Material for the task:
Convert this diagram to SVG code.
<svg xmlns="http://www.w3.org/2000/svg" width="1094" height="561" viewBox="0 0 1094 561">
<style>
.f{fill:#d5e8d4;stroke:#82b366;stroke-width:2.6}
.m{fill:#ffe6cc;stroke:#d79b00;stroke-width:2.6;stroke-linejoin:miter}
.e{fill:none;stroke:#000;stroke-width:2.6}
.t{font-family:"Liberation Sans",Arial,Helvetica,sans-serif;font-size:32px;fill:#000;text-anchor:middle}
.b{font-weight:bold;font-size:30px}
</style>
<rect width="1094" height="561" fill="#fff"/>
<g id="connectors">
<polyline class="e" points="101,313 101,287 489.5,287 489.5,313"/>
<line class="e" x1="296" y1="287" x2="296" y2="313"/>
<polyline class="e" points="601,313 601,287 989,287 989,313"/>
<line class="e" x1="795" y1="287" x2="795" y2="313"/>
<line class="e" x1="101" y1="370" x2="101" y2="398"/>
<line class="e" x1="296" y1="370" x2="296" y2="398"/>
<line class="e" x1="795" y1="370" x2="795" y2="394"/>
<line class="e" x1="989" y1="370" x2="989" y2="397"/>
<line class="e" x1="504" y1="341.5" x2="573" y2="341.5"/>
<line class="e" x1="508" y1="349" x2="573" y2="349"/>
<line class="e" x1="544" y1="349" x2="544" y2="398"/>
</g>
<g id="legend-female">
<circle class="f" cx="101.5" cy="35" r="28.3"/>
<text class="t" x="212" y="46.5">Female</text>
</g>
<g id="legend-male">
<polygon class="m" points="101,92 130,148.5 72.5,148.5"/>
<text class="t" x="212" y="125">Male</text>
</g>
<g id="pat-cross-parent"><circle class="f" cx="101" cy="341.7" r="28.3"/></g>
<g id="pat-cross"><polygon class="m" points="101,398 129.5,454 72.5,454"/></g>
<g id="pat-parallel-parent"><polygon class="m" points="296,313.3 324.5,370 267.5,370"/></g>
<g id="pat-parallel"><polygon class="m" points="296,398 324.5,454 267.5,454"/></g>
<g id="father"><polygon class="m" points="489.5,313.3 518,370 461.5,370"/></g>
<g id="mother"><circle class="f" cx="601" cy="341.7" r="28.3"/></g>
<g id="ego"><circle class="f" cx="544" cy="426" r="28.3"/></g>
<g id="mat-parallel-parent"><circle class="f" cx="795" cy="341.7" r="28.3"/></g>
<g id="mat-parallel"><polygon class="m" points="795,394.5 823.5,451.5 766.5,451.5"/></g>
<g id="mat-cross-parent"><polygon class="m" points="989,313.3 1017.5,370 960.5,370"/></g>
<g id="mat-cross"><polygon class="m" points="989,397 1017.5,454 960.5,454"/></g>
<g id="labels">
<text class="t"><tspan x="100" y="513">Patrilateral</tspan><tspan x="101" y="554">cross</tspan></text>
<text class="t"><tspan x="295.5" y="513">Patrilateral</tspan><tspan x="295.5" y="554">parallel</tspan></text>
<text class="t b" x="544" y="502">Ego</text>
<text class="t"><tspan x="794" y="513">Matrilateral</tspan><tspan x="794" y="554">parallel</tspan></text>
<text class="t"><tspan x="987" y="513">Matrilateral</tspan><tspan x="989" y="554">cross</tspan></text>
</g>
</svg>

--

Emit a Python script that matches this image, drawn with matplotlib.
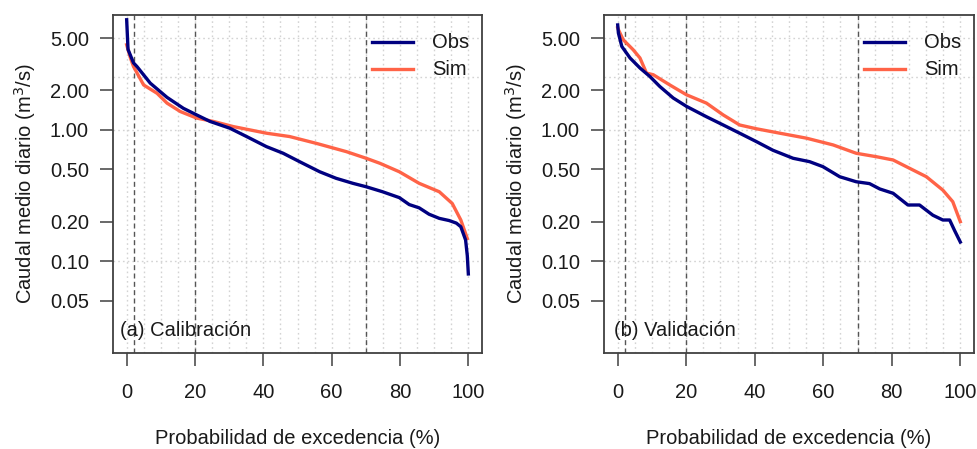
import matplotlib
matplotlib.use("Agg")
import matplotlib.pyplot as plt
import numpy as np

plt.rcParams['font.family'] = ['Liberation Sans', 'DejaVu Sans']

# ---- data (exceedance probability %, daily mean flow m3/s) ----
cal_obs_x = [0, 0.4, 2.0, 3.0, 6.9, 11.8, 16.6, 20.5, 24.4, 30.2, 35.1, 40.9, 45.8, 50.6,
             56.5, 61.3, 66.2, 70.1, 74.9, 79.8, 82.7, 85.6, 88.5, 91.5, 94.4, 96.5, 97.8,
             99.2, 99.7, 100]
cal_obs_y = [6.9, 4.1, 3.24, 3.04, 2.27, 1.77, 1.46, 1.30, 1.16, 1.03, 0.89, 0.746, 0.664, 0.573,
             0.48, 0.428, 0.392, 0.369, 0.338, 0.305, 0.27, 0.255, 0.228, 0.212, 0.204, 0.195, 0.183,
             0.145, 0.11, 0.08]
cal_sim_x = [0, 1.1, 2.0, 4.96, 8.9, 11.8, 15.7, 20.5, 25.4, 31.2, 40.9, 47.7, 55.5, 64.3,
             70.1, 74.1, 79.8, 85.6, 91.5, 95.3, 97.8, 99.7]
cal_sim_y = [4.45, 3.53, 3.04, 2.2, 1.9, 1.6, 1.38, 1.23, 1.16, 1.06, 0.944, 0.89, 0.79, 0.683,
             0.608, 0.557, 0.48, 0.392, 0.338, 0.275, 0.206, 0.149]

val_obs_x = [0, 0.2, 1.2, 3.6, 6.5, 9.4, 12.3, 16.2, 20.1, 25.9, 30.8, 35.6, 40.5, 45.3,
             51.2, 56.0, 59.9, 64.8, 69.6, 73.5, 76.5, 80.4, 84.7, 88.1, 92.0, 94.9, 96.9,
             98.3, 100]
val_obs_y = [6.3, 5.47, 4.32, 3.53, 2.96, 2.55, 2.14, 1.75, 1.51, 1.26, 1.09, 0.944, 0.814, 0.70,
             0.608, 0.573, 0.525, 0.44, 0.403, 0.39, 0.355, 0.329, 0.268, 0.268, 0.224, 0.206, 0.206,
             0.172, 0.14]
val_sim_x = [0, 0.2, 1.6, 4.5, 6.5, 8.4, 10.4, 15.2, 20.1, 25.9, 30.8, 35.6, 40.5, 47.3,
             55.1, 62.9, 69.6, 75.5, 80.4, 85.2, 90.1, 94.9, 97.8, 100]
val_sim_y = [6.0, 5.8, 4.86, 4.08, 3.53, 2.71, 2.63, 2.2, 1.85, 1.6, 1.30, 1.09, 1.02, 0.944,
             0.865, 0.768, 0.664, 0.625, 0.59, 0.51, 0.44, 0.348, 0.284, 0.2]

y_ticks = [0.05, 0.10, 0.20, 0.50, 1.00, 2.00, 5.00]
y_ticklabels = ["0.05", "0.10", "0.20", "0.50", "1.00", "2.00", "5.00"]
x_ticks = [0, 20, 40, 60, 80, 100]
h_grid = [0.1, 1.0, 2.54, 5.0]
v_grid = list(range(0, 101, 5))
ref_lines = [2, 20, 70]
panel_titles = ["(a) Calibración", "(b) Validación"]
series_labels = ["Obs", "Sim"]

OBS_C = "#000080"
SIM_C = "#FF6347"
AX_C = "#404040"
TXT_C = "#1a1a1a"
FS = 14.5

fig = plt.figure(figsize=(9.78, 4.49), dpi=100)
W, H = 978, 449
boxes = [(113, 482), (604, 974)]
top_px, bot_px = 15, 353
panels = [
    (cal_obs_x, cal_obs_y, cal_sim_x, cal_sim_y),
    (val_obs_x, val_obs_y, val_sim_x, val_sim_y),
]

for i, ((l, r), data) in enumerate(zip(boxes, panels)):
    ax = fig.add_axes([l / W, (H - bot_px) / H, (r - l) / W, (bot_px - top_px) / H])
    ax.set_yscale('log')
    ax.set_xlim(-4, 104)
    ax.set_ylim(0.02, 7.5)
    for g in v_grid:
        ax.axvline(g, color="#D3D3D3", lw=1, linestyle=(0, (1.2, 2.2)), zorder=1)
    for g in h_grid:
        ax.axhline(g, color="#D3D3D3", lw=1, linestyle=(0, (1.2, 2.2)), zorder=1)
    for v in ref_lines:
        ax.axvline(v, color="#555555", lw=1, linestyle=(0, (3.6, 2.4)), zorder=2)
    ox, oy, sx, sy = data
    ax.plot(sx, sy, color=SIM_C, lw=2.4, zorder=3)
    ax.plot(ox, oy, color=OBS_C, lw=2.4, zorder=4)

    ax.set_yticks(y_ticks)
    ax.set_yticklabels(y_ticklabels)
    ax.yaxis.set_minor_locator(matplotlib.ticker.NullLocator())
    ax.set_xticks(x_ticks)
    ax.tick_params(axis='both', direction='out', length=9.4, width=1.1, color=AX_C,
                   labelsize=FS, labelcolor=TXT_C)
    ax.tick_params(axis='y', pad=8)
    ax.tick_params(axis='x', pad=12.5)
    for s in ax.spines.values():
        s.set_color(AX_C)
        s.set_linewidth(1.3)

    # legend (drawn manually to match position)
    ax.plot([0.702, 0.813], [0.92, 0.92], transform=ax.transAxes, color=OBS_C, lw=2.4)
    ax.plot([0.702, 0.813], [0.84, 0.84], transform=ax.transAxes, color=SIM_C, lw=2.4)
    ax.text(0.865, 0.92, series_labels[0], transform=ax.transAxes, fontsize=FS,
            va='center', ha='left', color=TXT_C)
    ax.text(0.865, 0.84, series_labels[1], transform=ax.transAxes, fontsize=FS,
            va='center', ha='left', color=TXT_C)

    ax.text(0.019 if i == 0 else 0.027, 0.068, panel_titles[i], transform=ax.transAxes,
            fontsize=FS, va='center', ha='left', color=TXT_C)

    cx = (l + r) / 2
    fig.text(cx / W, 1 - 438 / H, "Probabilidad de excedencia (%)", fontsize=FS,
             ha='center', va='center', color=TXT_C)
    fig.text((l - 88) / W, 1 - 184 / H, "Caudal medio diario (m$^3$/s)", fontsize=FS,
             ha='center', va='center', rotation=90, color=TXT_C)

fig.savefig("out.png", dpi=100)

Your task: Retype, word for word, only the lines from the one containing "Emit a Python" through the one containing "plt.rcParams['font.family'] = ['Liberation", both included, and leave out any pictures.

Exercise solution:
Emit a Python script that matches this image, drawn with matplotlib.
import matplotlib
matplotlib.use("Agg")
import matplotlib.pyplot as plt
import numpy as np

plt.rcParams['font.family'] = ['Liberation Sans', 'DejaVu Sans']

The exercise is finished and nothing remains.